#### AIM:
Copy out each line below that has the word "this" in it.

#### Source code of charts:

========

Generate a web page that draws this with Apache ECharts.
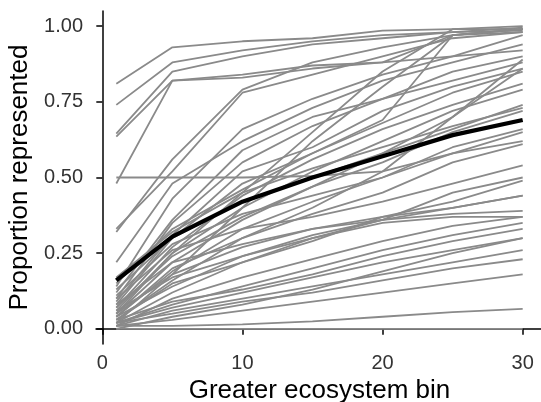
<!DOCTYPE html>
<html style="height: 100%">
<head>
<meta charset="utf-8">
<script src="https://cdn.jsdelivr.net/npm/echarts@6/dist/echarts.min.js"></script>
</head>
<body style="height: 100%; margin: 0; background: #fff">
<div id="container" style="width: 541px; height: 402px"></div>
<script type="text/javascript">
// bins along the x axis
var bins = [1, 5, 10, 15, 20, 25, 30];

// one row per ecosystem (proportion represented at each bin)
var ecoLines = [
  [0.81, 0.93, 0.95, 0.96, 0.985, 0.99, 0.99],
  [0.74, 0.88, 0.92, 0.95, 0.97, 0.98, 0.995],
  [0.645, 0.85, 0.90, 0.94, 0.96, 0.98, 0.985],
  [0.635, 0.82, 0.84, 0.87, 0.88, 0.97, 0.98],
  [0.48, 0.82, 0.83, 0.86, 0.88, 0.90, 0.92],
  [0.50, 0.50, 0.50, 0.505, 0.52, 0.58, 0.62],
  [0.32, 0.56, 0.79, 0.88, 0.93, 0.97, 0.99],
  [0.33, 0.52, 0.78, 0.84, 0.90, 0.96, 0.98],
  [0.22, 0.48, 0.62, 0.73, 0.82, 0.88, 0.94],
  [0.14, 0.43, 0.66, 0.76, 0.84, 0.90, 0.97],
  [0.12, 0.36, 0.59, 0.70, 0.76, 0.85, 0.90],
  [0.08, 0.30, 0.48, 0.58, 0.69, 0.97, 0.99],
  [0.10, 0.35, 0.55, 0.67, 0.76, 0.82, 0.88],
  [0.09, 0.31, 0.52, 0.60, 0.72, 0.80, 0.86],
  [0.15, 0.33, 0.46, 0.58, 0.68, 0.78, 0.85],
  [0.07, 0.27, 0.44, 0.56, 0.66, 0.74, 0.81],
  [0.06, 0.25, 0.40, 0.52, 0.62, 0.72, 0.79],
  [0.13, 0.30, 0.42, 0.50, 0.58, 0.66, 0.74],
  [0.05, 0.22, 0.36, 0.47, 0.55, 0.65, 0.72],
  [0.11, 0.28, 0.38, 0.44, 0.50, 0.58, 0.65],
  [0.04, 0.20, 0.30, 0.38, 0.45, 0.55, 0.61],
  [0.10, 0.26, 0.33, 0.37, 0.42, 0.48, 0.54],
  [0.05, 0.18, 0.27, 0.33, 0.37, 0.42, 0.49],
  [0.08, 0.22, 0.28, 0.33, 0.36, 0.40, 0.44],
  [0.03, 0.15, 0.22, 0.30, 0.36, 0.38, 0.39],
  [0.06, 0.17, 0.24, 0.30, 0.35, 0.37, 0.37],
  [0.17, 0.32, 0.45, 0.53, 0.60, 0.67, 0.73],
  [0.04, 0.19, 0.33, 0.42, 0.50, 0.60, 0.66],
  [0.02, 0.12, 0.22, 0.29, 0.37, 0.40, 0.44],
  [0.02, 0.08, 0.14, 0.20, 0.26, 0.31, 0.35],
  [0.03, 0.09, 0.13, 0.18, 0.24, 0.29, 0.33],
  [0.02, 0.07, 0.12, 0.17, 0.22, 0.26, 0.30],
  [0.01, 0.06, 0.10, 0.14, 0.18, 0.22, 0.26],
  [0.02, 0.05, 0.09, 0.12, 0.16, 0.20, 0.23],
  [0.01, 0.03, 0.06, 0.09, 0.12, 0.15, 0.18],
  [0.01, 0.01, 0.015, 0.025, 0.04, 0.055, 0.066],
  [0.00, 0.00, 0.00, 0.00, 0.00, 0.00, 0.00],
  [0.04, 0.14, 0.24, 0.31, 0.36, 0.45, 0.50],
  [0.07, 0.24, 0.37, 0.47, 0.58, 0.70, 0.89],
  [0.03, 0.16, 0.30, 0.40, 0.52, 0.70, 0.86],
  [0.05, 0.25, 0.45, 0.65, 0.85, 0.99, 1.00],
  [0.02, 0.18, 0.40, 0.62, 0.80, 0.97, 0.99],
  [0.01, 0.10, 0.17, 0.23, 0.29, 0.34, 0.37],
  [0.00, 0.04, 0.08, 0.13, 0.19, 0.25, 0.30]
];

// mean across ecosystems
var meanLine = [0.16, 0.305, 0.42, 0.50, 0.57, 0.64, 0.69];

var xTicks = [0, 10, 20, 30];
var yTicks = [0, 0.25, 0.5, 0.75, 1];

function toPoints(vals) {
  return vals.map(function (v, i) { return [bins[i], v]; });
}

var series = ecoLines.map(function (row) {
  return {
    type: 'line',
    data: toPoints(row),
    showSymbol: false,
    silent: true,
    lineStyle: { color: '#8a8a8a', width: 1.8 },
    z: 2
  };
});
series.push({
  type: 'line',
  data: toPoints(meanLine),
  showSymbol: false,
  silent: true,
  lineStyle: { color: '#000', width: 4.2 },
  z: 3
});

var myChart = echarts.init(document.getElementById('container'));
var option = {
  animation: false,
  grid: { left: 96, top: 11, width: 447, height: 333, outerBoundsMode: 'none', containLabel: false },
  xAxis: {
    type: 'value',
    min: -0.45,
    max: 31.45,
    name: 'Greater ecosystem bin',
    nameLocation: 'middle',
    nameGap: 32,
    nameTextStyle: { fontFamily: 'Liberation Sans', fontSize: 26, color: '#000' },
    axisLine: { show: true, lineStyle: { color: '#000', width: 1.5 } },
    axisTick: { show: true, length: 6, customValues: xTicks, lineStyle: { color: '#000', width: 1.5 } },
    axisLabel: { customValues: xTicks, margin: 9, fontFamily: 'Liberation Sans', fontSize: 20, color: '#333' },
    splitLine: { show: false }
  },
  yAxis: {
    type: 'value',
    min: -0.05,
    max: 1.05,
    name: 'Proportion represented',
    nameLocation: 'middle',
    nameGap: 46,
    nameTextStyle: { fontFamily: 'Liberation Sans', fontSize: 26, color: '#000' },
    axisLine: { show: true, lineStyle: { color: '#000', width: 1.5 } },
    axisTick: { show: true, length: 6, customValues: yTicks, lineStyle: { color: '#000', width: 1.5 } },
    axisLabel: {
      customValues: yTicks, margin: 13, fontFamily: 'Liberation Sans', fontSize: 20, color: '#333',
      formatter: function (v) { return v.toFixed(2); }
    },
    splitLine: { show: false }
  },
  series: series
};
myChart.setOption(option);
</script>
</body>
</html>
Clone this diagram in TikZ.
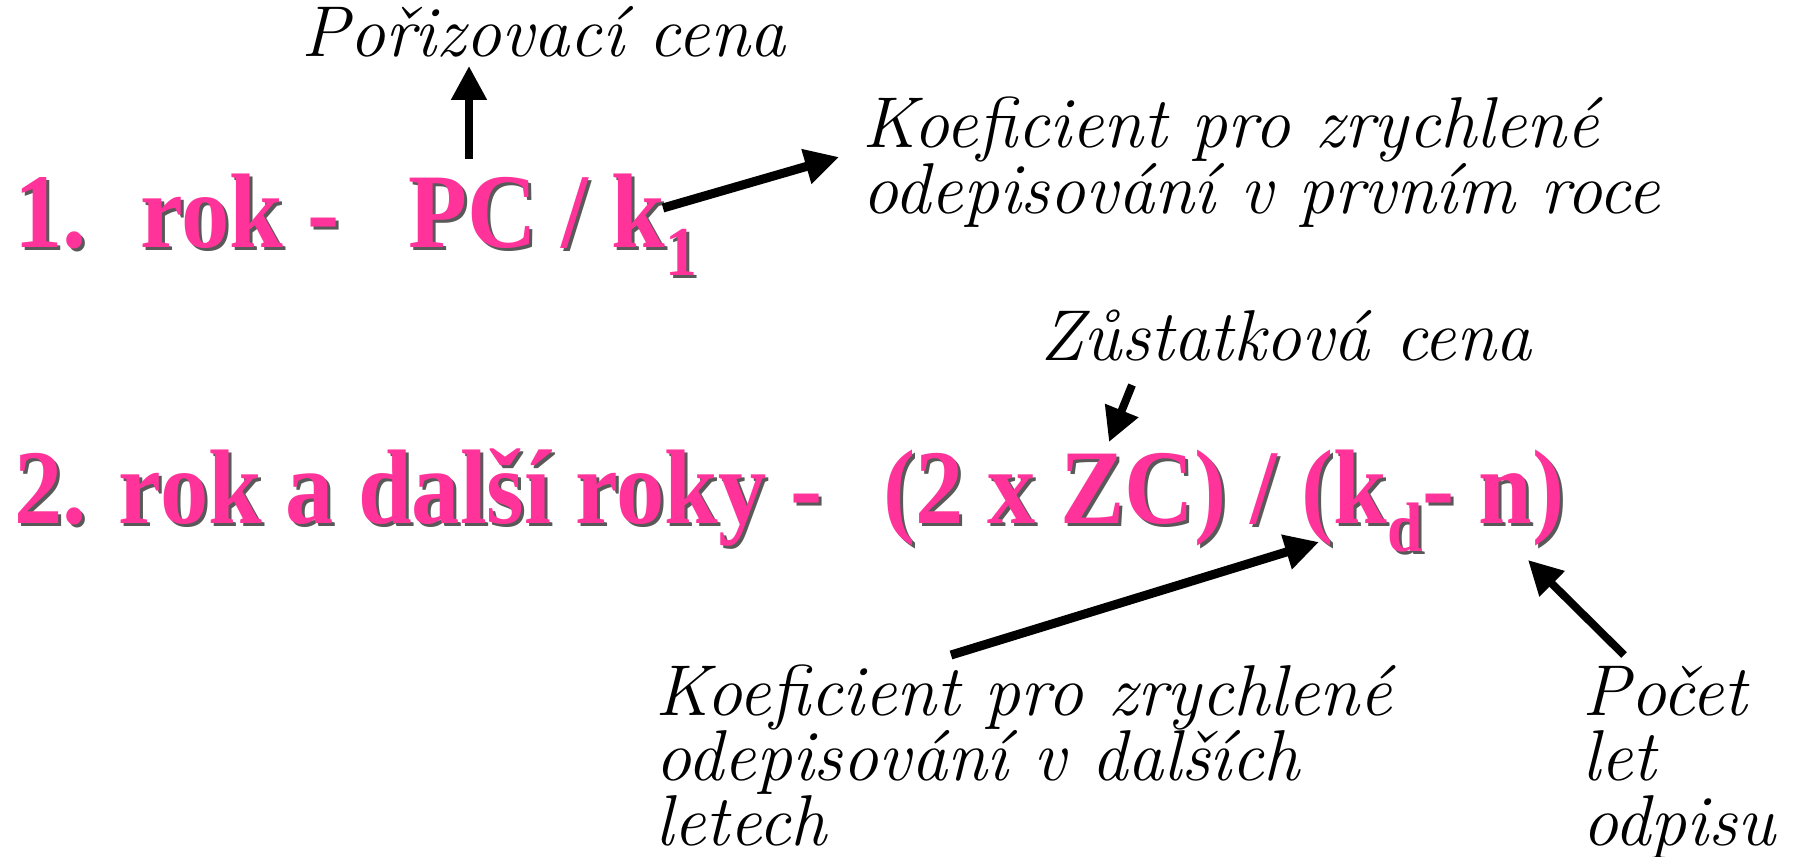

========

#### WRITTEN RESPONSE:
Generate a web page that draws this with Apache ECharts.
Clone this diagram in TikZ.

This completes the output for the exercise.